2) Na página seguinte, Sciascia comenta o depoimento "do professor Pompeo Molmenti", "senador do Reino" e "estudioso de história veneziana, dando especial atenção à vida libertina da cidade no século XVIII e a seu cidadão mais ilustre nesse sentido", ou seja, Casanova. "Estava publicando justamente naquele ano os Epistolari veneziani del secolo XVIII, volumoso e ainda utilíssimo livro; e dentre outros tantos trabalhos, já em 1910 dera uma primeira mostra dos Carteggi casanoviani". Polimanti, o homem assassinado pela condessa, é ligado sutilmente a Casanova no texto de Sciascia - Polimanti teria retirado dos escritos de Casanova algumas táticas de conquista, escritos esses tornados populares na Itália justamente por conta do trabalho do professor Pompeo Molmenti. É, enfim, a figura do professor Molmenti que permite a Sciascia uma digressão (mais uma) que o afasta da condessa Tiepolo e do julgamento e permite a Sciascia um comentário acerca de suas preferências narrativas:
O professor Molmenti: que é um daqueles personagens do mundo da erudição, da cultura, que sumamente me interessam, me fascinam: personagens que dedicam quase a vida inteira a seguir as pegadas, quase que a perseguir personagens que são deles, de sua vida, de seus entendimentos, exatamente o contrário. E me veio a expressão "seguir as pegadas" pensando naquele que é o exemplo mais considerável: o católico e quase (ou simplesmente) jansenista Pietro Paolo Trompeo, austero, caseiro, de sempre casta locução, que, começando ainda jovem a seguir as pegadas do ateu e libertino Stendhal na Itália romântica, seguiu-o por toda a vida mesmo em outras partes e conjunturas: com um amor e uma sensibilidade que quase diria inigualáveis. E seu primeiro livro intitula-se justamente Nell'Italia romantica sulle orme di Stendhal. (p. 54).
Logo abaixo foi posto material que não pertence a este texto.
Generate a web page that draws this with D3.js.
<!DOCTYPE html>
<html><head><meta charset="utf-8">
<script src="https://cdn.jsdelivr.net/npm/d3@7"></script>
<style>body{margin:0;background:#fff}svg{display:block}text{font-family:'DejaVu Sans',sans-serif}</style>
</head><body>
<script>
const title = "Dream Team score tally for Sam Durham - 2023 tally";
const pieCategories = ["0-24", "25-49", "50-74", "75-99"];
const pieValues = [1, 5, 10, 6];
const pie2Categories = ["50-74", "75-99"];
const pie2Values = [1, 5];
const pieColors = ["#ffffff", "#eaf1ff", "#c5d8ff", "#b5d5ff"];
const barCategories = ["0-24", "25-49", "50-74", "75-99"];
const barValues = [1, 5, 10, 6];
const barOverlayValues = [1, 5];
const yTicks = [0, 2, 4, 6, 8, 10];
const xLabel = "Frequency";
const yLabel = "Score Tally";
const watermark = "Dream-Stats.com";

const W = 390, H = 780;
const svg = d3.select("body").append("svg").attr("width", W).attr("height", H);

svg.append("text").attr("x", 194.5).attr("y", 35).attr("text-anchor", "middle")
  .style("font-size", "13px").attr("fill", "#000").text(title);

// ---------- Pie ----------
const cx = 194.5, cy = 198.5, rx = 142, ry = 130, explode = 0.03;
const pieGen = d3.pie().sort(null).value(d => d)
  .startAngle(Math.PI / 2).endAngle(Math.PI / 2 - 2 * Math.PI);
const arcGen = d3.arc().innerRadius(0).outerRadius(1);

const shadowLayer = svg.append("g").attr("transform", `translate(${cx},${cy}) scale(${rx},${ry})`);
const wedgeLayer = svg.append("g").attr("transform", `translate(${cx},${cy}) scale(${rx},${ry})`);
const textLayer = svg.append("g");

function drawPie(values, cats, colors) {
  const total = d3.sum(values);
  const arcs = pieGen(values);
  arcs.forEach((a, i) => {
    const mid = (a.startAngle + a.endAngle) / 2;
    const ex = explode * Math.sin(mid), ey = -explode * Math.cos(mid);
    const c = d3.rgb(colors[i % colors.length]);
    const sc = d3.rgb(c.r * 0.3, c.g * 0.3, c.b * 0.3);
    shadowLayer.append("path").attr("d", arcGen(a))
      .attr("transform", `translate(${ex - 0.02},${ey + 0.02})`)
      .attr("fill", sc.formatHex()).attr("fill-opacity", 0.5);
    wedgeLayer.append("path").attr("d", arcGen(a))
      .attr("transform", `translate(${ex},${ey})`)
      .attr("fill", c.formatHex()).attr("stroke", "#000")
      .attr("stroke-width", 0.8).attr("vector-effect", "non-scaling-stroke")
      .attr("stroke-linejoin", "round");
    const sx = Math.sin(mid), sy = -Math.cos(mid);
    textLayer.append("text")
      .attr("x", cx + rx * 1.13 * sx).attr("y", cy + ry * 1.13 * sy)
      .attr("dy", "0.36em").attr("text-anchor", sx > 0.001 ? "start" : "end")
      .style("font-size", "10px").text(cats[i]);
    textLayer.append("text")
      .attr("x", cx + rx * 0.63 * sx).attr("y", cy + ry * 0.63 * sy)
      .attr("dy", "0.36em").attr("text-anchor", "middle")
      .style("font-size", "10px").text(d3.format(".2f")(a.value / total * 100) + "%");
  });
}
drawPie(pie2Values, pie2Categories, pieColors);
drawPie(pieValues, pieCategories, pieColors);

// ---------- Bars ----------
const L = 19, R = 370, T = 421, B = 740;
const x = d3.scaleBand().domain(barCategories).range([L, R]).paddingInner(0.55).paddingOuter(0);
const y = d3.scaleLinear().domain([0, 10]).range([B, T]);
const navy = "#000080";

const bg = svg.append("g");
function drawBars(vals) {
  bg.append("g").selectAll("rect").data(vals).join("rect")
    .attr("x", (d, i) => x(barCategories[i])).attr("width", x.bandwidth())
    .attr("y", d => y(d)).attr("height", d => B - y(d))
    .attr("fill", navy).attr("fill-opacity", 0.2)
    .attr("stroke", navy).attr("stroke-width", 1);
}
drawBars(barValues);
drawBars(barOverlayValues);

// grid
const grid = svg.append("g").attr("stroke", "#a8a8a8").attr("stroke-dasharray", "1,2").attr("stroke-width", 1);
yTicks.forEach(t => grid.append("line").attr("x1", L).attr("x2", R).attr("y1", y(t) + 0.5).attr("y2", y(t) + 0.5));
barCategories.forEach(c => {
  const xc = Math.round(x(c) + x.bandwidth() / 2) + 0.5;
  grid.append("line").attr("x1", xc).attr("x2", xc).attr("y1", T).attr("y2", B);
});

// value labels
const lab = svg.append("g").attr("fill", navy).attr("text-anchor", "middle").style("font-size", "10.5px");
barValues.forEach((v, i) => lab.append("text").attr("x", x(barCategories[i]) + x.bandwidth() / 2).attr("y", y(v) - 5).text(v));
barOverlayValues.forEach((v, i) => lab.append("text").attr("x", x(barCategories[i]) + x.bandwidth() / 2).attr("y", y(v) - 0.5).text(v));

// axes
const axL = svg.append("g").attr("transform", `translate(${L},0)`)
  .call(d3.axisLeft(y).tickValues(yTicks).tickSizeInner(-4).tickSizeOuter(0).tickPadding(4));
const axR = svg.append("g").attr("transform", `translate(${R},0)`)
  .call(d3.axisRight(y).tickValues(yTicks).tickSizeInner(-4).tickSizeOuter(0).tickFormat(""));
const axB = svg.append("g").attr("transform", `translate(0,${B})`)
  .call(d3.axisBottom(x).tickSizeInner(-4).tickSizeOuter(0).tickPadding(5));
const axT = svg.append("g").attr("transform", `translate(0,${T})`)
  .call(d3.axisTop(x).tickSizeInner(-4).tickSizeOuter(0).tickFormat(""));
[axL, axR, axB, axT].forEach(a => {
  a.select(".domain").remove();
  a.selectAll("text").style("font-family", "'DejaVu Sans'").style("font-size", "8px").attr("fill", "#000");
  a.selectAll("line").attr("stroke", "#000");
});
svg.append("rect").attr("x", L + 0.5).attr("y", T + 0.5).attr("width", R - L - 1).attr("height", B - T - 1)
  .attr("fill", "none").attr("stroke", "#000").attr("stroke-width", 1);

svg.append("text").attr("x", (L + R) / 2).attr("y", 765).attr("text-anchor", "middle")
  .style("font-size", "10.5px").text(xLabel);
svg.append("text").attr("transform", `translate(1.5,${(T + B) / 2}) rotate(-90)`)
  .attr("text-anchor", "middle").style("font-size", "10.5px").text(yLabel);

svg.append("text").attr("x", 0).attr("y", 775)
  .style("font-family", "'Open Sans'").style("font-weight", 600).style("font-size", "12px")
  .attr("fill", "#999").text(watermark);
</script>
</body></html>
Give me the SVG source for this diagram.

3) Sciascia revela nessa passagem sua preferência por "personagens" do "mundo da erudição" que perseguem outros "personagens" que são seus opostos. Sebald e Sciascia se aproximam por via dessa predileção por figuras esquecidas, soterradas na história, que por vezes realizam trabalhos metódicos e silenciosos em seus escritórios, ateliês ou laboratórios. "E me veio a expressão", escreve Sciascia, levando a digressão adiante, em direção ao crítico literário Trompeo, especialista em Stendhal, o que permite a Sciascia, finalmente, amarrar aquela breve menção a Stendhal duas páginas antes. "Seguir as pegadas": não podemos deixar de lembrar do método deambulatório e errático de Sebald e, ainda mais especificamente, sua relação com Walser e a aproximação que faz do escritor com seu avô, ambos mortos em 1956 (não se pode dizer, como faz Sciascia acerca da relação de Trompeo com Stendhal, que Sebald lidou com Walser "com um amor e uma sensibilidade que quase diria inigualáveis"?).